Auch Sexualtherapeutin Ingrid Hülsmann findet: «In diesem Punkt ist der Rechtsblick etwas schief.» Anale Penetration könne ebenfalls eine Vergewaltigung sein. «Nur schon aus Gründen der Gleichstellung vor dem Gesetz wäre diese Anpassung nötig», sagt Hülsmann.

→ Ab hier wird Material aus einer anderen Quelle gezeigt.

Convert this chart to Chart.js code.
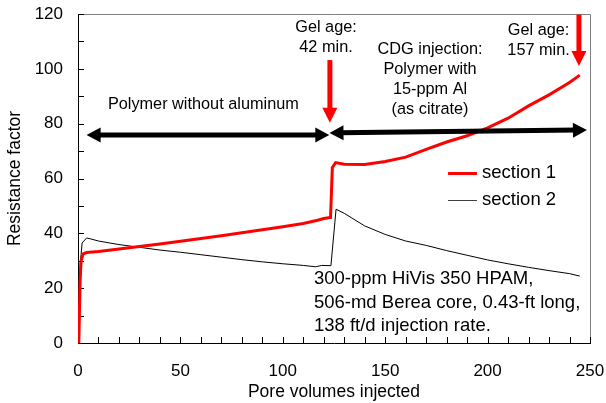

Die Rechtsgelehrten sehen das jedoch ganz anders. «Was Hiltpold bestrafen will, wird heute schon bestraft», sagt SP-Nationalrat und Strafrechtsprofessor Daniel Jositsch, «und zwar in ausreichender Härte». Ein Mann könne nach heutiger Auffassung physiologisch nicht zum Beischlaf gezwungen werden, in der Praxis würden aber analer und vaginaler Missbrauch ähnlich hart bestraft. «Dieser Vorstoss bedeutet einzig und allein eine mühsame gesetzgeberische Übung, die in der Praxis nichts verändern würde», sagt Jositsch. Dieselbe Haltung vertritt Rechtsanwalt und Mediator Stephan Bernard, der das «Mannebüro Züri» präsidiert.
Sei es nun eine populistische Motion oder eine schmerzhafte Lücke im Strafgesetzbuch: Jetzt muss sich der Nationalrat mit dem Thema auseinandersetzen.